Drill rig operators sometimes provide in a drill string multiple independently-operating telemetry systems, each coupled with sensor systems such that each telemetry system communicates to a surface receiver readings collected by the sensor systems with which it is coupled. This requires substantial duplication of parts and additional batteries in the BHA, resulting in increased length of the BHA, increased cost, and (insofar as the sensors are necessarily positioned further away from the drill bit in the elongated BHA) decreased relevance of sensor readings. Furthermore, such known multiple telemetry systems are not optimized for performance, reliability, and efficient use of power.
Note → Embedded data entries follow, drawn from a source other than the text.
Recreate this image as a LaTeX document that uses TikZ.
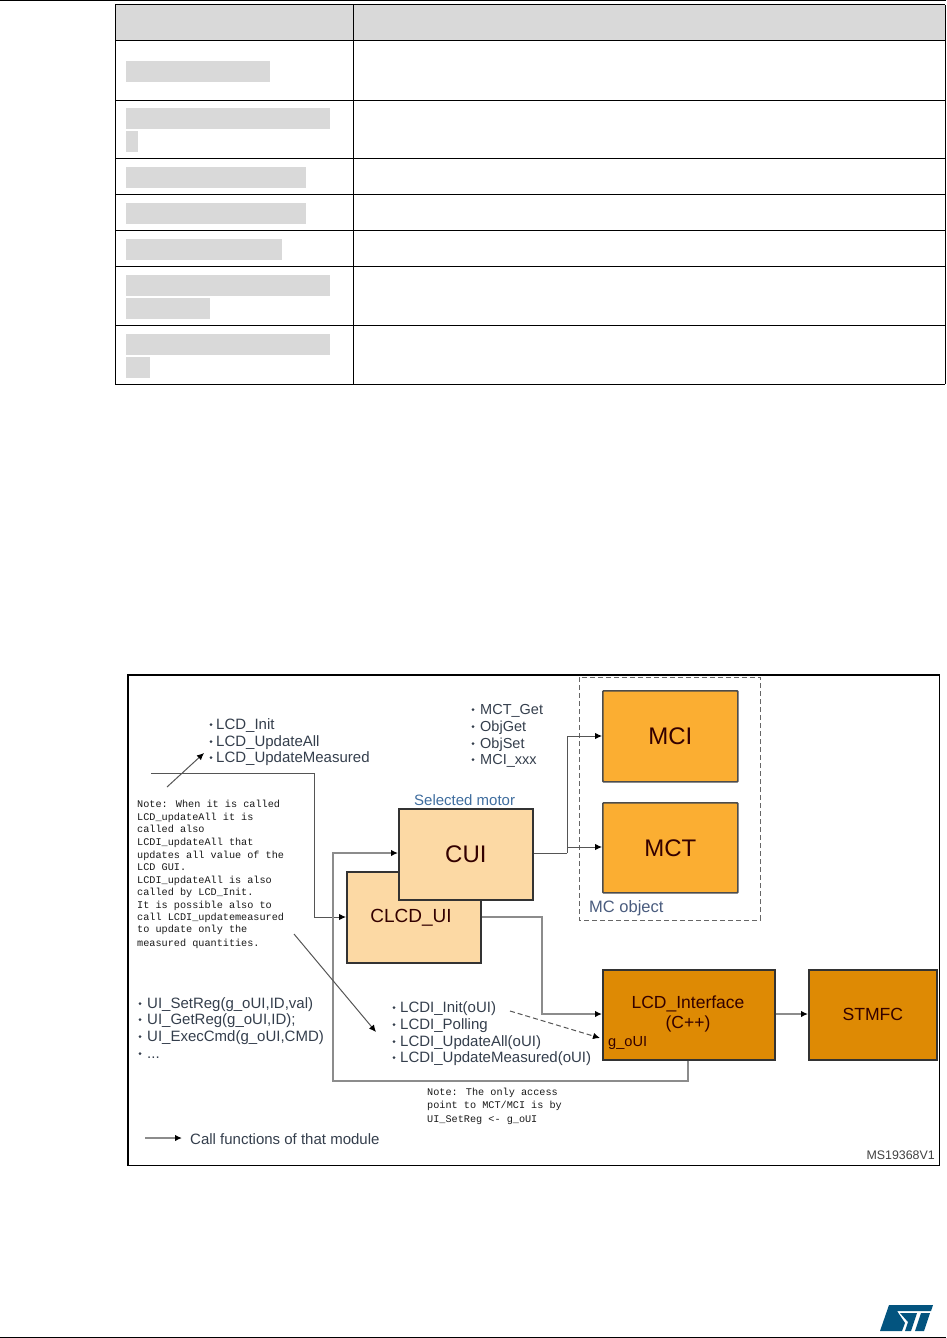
\documentclass[tikz,border=0pt]{standalone}
\usepackage{fontspec}
\setmainfont{Liberation Sans}
\newfontfamily\notefont{Liberation Mono}
\usetikzlibrary{arrows.meta}
\definecolor{cellgray}{HTML}{D9D9D9}
\definecolor{mcorange}{HTML}{FBAE32}
\definecolor{lightorange}{HTML}{FCD9A4}
\definecolor{darkorange}{HTML}{DE8A04}
\definecolor{boxedge}{HTML}{333333}
\definecolor{linkgray}{HTML}{555555}
\definecolor{heavygray}{HTML}{8C8C8C}
\definecolor{listtext}{HTML}{343E4C}
\definecolor{stblue}{HTML}{03547F}
\definecolor{labelblue}{HTML}{3F6D9E}
\definecolor{objblue}{HTML}{4A5C7E}
\tikzset{
  rule/.style={line width=1pt,black},
  block/.style={draw=boxedge,line width=1.7pt,inner sep=0pt,align=center,anchor=north west,text=black!80!red},
  mcblock/.style={block,fill=mcorange,rounded corners=0.8pt,draw=black!70},
  uiblock/.style={block,fill=lightorange},
  hwblock/.style={block,fill=darkorange},
  txt/.style={inner sep=0pt,anchor=base west,text=listtext},
  listitem/.style={txt,font=\fontsize{15}{17}\selectfont},
  notetxt/.style={inner sep=0pt,anchor=base west,text=black!90,font=\notefont\fontsize{10.2}{11}\selectfont},
  link/.style={draw=linkgray,line width=1pt,-{Latex[length=7pt,width=6.5pt,black]}},
  plainlink/.style={draw=linkgray,line width=1pt},
  heavylink/.style={draw=heavygray,line width=1.5pt,-{Latex[length=7pt,width=6.5pt,black]}},
  dashlink/.style={link,dashed,dash pattern=on 5pt off 3pt},
}
\begin{document}
\begin{tikzpicture}[x=1pt,y=-1pt]
\useasboundingbox (0,0) rectangle (946,1338);
% page rules
\draw[rule] (0,0.5) -- (946,0.5);
\draw[rule] (0,1337) -- (946,1337);
% table
\fill[cellgray] (115,5) rectangle (945,41);
\foreach \a/\b/\c/\d in {126/61/270/82,126/108/330/129,126/131/138/152,126/167/306/188,126/203/306/224,126/239/282/260,126/275/330/296,126/298/210/319,126/334/330/355,126/357/150/378}
  \fill[cellgray] (\a,\b) rectangle (\c,\d);
\draw[rule] (115,5) -- (945,5) (115,5) -- (115,384) (353,5) -- (353,384) (945,5) -- (945,384);
\foreach \y in {41,100,158,194,230,266,325,384}
  \draw[rule] (115,\y) -- (945,\y);
% figure frame
\draw[line width=1.8pt,black] (128,675) rectangle (939.5,1165.5);
% MC object group
\draw[line width=1pt,draw=black!60,dashed,dash pattern=on 5pt off 3pt] (579,677) rectangle (760,920);
\node[inner sep=0pt,anchor=base west,text=objblue,font=\fontsize{16.5}{18}\selectfont] (mcobj) at (589,912) {MC object};
% blocks
\node[mcblock,minimum width=135pt,minimum height=91pt,font=\fontsize{24}{26}\selectfont] (mci) at (602,690) {MCI};
\node[mcblock,minimum width=135pt,minimum height=90pt,font=\fontsize{24}{26}\selectfont] (mct) at (602,802) {MCT};
\node[uiblock,minimum width=134pt,minimum height=91pt] (clcd) at (346,871) {};
\node[inner sep=0pt,text=black!80!red,font=\fontsize{19}{21}\selectfont] (clcdlabel) at (411,918) {CLCD\_UI};
\node[uiblock,minimum width=134pt,minimum height=91pt,font=\fontsize{24}{26}\selectfont] (cui) at (398,808) {CUI};
\node[hwblock,minimum width=172pt,minimum height=90pt] (lcd) at (602,969) {};
\node[inner sep=0pt,align=center,text=black!80!red,font=\fontsize{17.5}{20.5}\selectfont] (lcdlabel) at (688,1014) {LCD\_Interface\\(C++)};
\node[hwblock,minimum width=128pt,minimum height=90pt,font=\fontsize{17.6}{20}\selectfont] (stmfc) at (808,969) {STMFC};
\node[inner sep=0pt,anchor=base west,text=black!80!red,font=\fontsize{14.6}{16}\selectfont] (goui) at (608,1046) {g\_oUI};
% labels
\node[txt,text=labelblue,font=\fontsize{15}{17}\selectfont] (selmotor) at (414,805) {Selected motor};
% lists
\foreach \n/\y/\t in {a1/729/LCD\_Init,a2/746/LCD\_UpdateAll,a3/762/LCD\_UpdateMeasured}{
  \node[listitem,font=\fontsize{15}{17}\selectfont] (\n) at (216,\y) {\t};
  \fill[listtext] (211,\y-4.5) circle (1.5pt);
}
\foreach \n/\y/\t in {b1/714/MCT\_Get,b2/731/ObjGet,b3/748/ObjSet,b4/764/MCI\_xxx}{
  \node[listitem,font=\fontsize{14.5}{16}\selectfont] (\n) at (480,\y) {\t};
  \fill[listtext] (473,\y-4.5) circle (1.5pt);
}
\foreach \n/\y/\t in {c1/1008/{UI\_SetReg(g\_oUI,ID,val)},c2/1024/{UI\_GetReg(g\_oUI,ID);},c3/1041/{UI\_ExecCmd(g\_oUI,CMD)},c4/1058/{...}}{
  \node[listitem] (\n) at (147,\y) {\t};
  \fill[listtext] (140,\y-4.5) circle (1.5pt);
}
\foreach \n/\y/\t in {d1/1012/{LCDI\_Init(oUI)},d2/1029/{LCDI\_Polling},d3/1046/{LCDI\_UpdateAll(oUI)},d4/1062/{LCDI\_UpdateMeasured(oUI)}}{
  \node[listitem] (\n) at (400,\y) {\t};
  \fill[listtext] (394,\y-4.5) circle (1.5pt);
}
% notes
\foreach \n/\y/\t in {e1/807/{Note: When it is called},e2/820/{LCD\_updateAll it is},e3/832/{called also},e4/845/{LCDI\_updateAll that},e5/858/{updates all value of the},e6/870/{LCD GUI.},e7/883/{LCDI\_updateAll is also},e8/895/{called by LCD\_Init.},e9/908/{It is possible also to},e10/920/{call LCDI\_updatemeasured},e11/932/{to update only the},e12/946/{measured quantities.}}
  \node[notetxt] (\n) at (137,\y) {\t};
\foreach \n/\y/\t in {f1/1095/{Note: The only access},f2/1108/{point to MCT/MCI is by},f3/1122/{UI\_SetReg <- g\_oUI}}
  \node[notetxt] (\n) at (427,\y) {\t};
% legend and id
\coordinate (legfrom) at (145,1138);
\node[txt,font=\fontsize{15}{17}\selectfont] (legend) at (190,1144) {Call functions of that module};
\coordinate (legto) at (182,1138);
\node[inner sep=0pt,anchor=base east,text=black!75,font=\fontsize{12.4}{14}\selectfont] (msid) at (935,1159) {MS19368V1};
% connectors
\coordinate (inA) at (151,773);
\draw[link] (inA) -- (314,773) -- (314,917) -- (clcd.west |- 0,917);
\coordinate (split) at (567,853);
\draw[plainlink] (cui.east |- split) -- (split);
\draw[link] (split) -- (567,736) -- (mci.west |- 0,736);
\draw[link] (split) -- (567,847) -- (mct.west |- 0,847);
\draw[heavylink] (clcd.east |- 0,917) -- (542,917) -- (542,1014) -- (lcd.west |- 0,1014);
\draw[heavylink] (lcd.east |- 0,1014) -- (stmfc.west |- 0,1014);
\draw[heavylink] (lcd.south -| 688,0) -- (688,1081) -- (333,1081) -- (333,853) -- (cui.west |- 0,853);
\coordinate (dashfrom) at (510,1011);
\coordinate (dashto) at (600,1038);
\draw[dashlink] (dashfrom) -- (dashto);
\coordinate (n1a) at (167,787);
\coordinate (n1b) at (204,753);
\draw[link] (n1a) -- (n1b);
\coordinate (n2a) at (294,934);
\coordinate (n2b) at (376,1032);
\draw[link] (n2a) -- (n2b);
\draw[heavylink] (legfrom) -- (legto);
% ST logo
\fill[stblue] (889,1305) -- (933,1305) -- (931,1311) -- (897,1311) -- (905,1323) -- (902,1331) -- (880,1331) -- cycle;
\fill[stblue] (900,1313) -- (917,1313) -- (911,1331) -- (905,1331) -- (908,1322) -- cycle;
\fill[stblue] (921,1313) -- (930,1313) -- (924,1331) -- (915,1331) -- cycle;
\end{tikzpicture}
\end{document}
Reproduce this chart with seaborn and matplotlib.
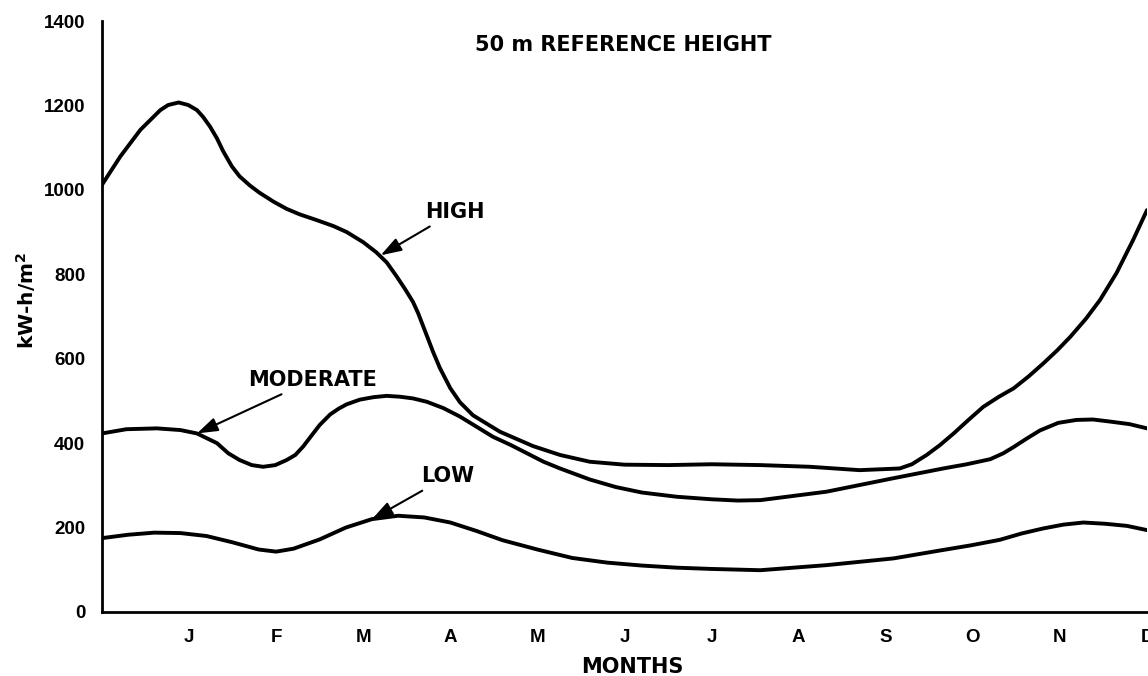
import numpy as np
import pandas as pd
import matplotlib
matplotlib.use('Agg')
import matplotlib.pyplot as plt
import seaborn as sns

# values (x in months from start of axis, y in kW-h/m2)
high_x = [0.0, 0.21, 0.44, 0.67, 0.76, 0.88, 0.99, 1.09, 1.16, 1.24, 1.32, 1.39, 1.49,
          1.58, 1.70, 1.81, 1.97, 2.12, 2.27, 2.47, 2.66, 2.81, 3.0, 3.15, 3.27, 3.38,
          3.48, 3.57, 3.63, 3.69, 3.75, 3.80, 3.88, 4.0, 4.11, 4.26, 4.57, 4.95, 5.26,
          5.6, 6.0, 6.5, 7.0, 7.56, 8.13, 8.70, 9.16, 9.3, 9.47, 9.62, 9.78, 9.95, 10.12,
          10.3, 10.47, 10.64, 10.81, 10.97, 11.12, 11.3, 11.46, 11.65, 11.84, 12.0]
high_y = [1012, 1079, 1142, 1189, 1201, 1207, 1201, 1189, 1173, 1150, 1122, 1092, 1056,
          1032, 1010, 993, 972, 955, 942, 928, 914, 900, 876, 852, 828, 796, 765, 735,
          708, 676, 644, 617, 578, 530, 497, 466, 427, 393, 372, 356, 349, 348, 350, 348,
          344, 336, 340, 350, 372, 395, 423, 455, 486, 510, 530, 558, 589, 620, 652, 695,
          739, 803, 881, 952]

mod_x = [0.0, 0.28, 0.63, 0.90, 1.09, 1.32, 1.45, 1.58, 1.72, 1.85, 1.99, 2.12, 2.22,
         2.31, 2.41, 2.50, 2.62, 2.72, 2.81, 2.96, 3.12, 3.27, 3.42, 3.57, 3.73, 3.92,
         4.11, 4.3, 4.49, 4.69, 4.88, 5.07, 5.26, 5.6, 5.9, 6.2, 6.6, 7.0, 7.3, 7.56,
         8.32, 9.09, 9.66, 9.93, 10.2, 10.35, 10.47, 10.62, 10.77, 10.98, 11.19, 11.38,
         11.58, 11.8, 12.0]
mod_y = [423, 433, 435, 431, 423, 400, 376, 360, 348, 344, 348, 360, 372, 392, 419, 443,
         468, 482, 492, 503, 509, 512, 510, 506, 498, 483, 463, 439, 415, 396, 376, 356,
         340, 314, 296, 283, 273, 267, 264, 265, 285, 317, 340, 350, 362, 376, 391, 411,
         430, 448, 455, 456, 451, 445, 435]

low_x = [0.0, 0.3, 0.6, 0.9, 1.2, 1.5, 1.8, 2.0, 2.2, 2.5, 2.8, 3.1, 3.4, 3.7, 4.0, 4.3,
         4.6, 5.0, 5.4, 5.8, 6.2, 6.6, 7.0, 7.56, 8.32, 9.09, 9.66, 9.98, 10.31, 10.56,
         10.81, 11.04, 11.27, 11.52, 11.77, 12.0]
low_y = [175, 183, 188, 187, 180, 165, 148, 143, 150, 172, 200, 220, 228, 224, 212, 192,
         170, 148, 128, 117, 110, 105, 102, 99, 111, 127, 147, 158, 171, 186, 198, 207,
         212, 209, 204, 194]

months = ['J', 'F', 'M', 'A', 'M', 'J', 'J', 'A', 'S', 'O', 'N', 'D']
yticks = [0, 200, 400, 600, 800, 1000, 1200, 1400]

df = pd.concat([
    pd.DataFrame({'month': high_x, 'energy': high_y, 'site': 'HIGH'}),
    pd.DataFrame({'month': mod_x, 'energy': mod_y, 'site': 'MODERATE'}),
    pd.DataFrame({'month': low_x, 'energy': low_y, 'site': 'LOW'}),
])

sns.set_style('white')
plt.rcParams['text.color'] = 'black'
tickfont = ['Liberation Sans', 'DejaVu Sans']
labelfont = ['DejaVu Sans']

fig = plt.figure(figsize=(11.48, 6.76), dpi=100)
ax = fig.add_axes([102 / 1148, 64 / 676, 1045 / 1148, 591 / 676])

sns.lineplot(data=df, x='month', y='energy', hue='site', sort=False,
             palette=['black', 'black', 'black'], linewidth=2.8, legend=False, ax=ax,
             solid_joinstyle='round', solid_capstyle='round')

ax.set_xlim(0, 12)
ax.set_ylim(0, 1400)
ax.set_xticks(range(1, 13))
ax.set_xticklabels(months, family=tickfont, fontweight='bold', fontsize=13.5, color='black')
ax.set_yticks(yticks)
ax.set_yticklabels([str(v) for v in yticks], family=tickfont, fontweight='bold',
                   fontsize=13.5, color='black')
ax.tick_params(axis='x', direction='in', length=10, width=2, pad=12, colors='black')
ax.tick_params(axis='y', direction='in', length=14, width=1.8, pad=12, colors='black')
for s in ['top', 'right']:
    ax.spines[s].set_visible(False)
for s in ['left', 'bottom']:
    ax.spines[s].set_linewidth(2)
    ax.spines[s].set_color('black')
ax.set_xlabel('')
ax.set_ylabel('')

ax.text(5.98, 1343, '50 m REFERENCE HEIGHT', ha='center', va='center',
        family=labelfont, fontweight='bold', fontsize=15)

arrow = dict(arrowstyle='-|>,head_length=0.9,head_width=0.3', color='black', lw=1.5,
             mutation_scale=14, shrinkA=2, shrinkB=0)
lab = dict(va='center', ha='left', family=labelfont, fontweight='bold', fontsize=15,
           arrowprops=arrow)
ax.annotate('HIGH', xy=(3.2, 845), xytext=(3.71, 948), **lab)
ax.annotate('MODERATE', xy=(1.09, 423), xytext=(1.68, 550), **lab)
ax.annotate('LOW', xy=(3.1, 220), xytext=(3.67, 322), **lab)

fig.text(632 / 1148, 1 - 667 / 676, 'MONTHS', ha='center', va='center',
         family=labelfont, fontweight='bold', fontsize=15)
fig.text(26 / 1148, 1 - 300 / 676, 'kW-h/m$^{\\mathbf{2}}$', ha='center', va='center',
         rotation=90, family=labelfont, fontweight='bold', fontsize=14.5)

fig.savefig('out.png', dpi=100)
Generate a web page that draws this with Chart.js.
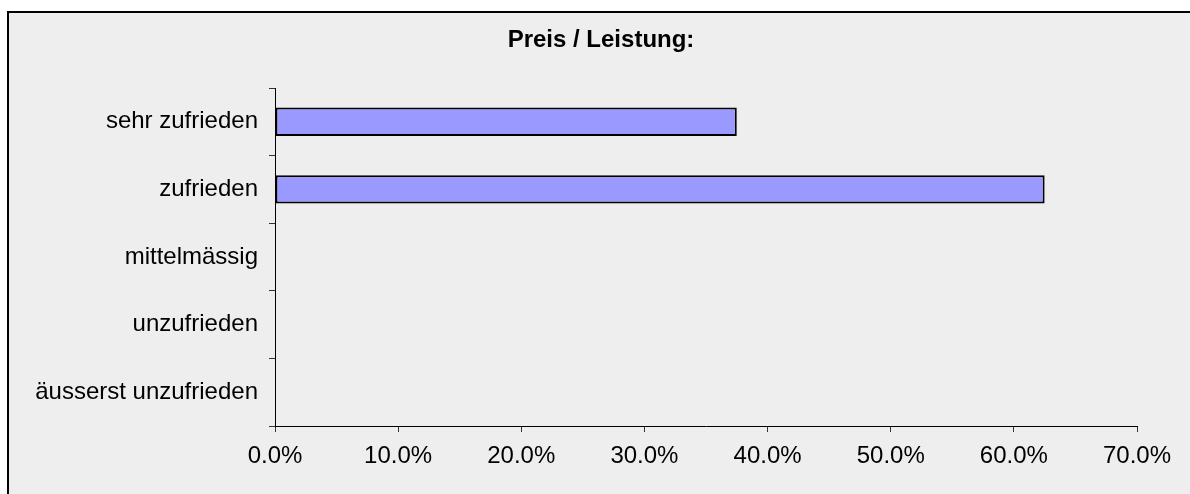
<!DOCTYPE html>
<html>
<head>
<meta charset="utf-8">
<script src="https://cdn.jsdelivr.net/npm/chart.js@4/dist/chart.umd.min.js"></script>
<style>
  body { margin: 0; background: #fff; overflow: hidden; }
  #wrap {
    position: absolute; left: 7px; top: 11px;
    width: 1200px; height: 500px;
    border-left: 2px solid #000; border-top: 2px solid #000;
    background: #eeeeee;
  }
  #chart { display: block; }
</style>
</head>
<body>
<div id="wrap"><canvas id="chart" width="1184" height="481"></canvas></div>
<script>
var categories = ['sehr zufrieden', 'zufrieden', 'mittelmässig', 'unzufrieden', 'äusserst unzufrieden'];
var values = [37.5, 62.5, 0, 0, 0];
var tickMin = 0, tickMax = 70, tickStep = 10;

Chart.defaults.font.family = '"Liberation Sans", Arial, sans-serif';
Chart.defaults.color = '#000';

var ctx = document.getElementById('chart');
var barChart = new Chart(ctx, {
  type: 'bar',
  data: {
    labels: categories,
    datasets: [{
      label: 'Preis / Leistung',
      data: values,
      backgroundColor: '#9999ff',
      borderColor: '#000',
      borderWidth: 2,
      borderSkipped: false,
      barPercentage: 0.42,
      categoryPercentage: 1
    }]
  },
  options: {
    indexAxis: 'y',
    responsive: false,
    animation: false,
    layout: { padding: 0 },
    plugins: {
      legend: { display: false },
      tooltip: { enabled: false },
      title: {
        display: true,
        text: 'Preis / Leistung:',
        font: { size: 24, weight: 'bold' },
        color: '#000',
        padding: { top: 12.6, bottom: 33.6 }
      }
    },
    scales: {
      x: {
        min: tickMin,
        max: tickMax,
        afterFit: function (scale) {
          scale.height = 68;
          scale.paddingRight = 56;
        },
        ticks: {
          stepSize: tickStep,
          font: { size: 24 },
          padding: 10,
          maxRotation: 0,
          callback: function (v) { return v.toFixed(1) + '%'; }
        },
        grid: { drawOnChartArea: false, drawTicks: true, tickLength: 6, color: '#333' },
        border: { display: true, color: '#000', width: 1 }
      },
      y: {
        afterFit: function (scale) { scale.width = 266; },
        ticks: { font: { size: 24 }, padding: 11 },
        grid: { offset: true, drawOnChartArea: false, drawTicks: true, tickLength: 6, color: '#333' },
        border: { display: true, color: '#000', width: 1 }
      }
    }
  }
});
</script>
</body>
</html>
One challenge facing designers of downhole telemetry systems is to achieve acceptably high data rates. Especially when attempting telemetry from locations that are deep in a wellbore, data rates can be so slow that transmitting even relatively small amounts of data can take long times, e.g. several minutes. This interferes with the goal of maintaining real time control over the drilling operation and creates a bottleneck which can slow the progress of drilling. It would be of great benefit to the industry to provide ways to achieve higher rates of transmission of telemetry data.
Another challenge facing the industry is improving the reliability of telemetry equipment. This problem is exacerbated because the downhole environment is typically harsh—being characterized by high pressures, high flow rates of potentially erosive drilling mud, high temperatures and/or extreme vibration. These conditions stress equipment, especially electronic equipment. It would be of great benefit to the industry to provide fault-tolerant/fault-resistant telemetry systems.
Another challenge facing the industry is to extend the run-time of downhole equipment. Many downhole electronic systems are battery-powered. Batteries tend to be more reliable than downhole power generators. However, batteries have limited capacity. Tripping equipment out of a wellbore to replace batteries is time-consuming and expensive. Methods and apparatus which can allow battery-powered downhole electronic systems to function for longer times between replacing batteries would be of great value.
There remains a need for downhole telemetry systems and methods that ameliorate at least some of the disadvantages of existing telemetry systems.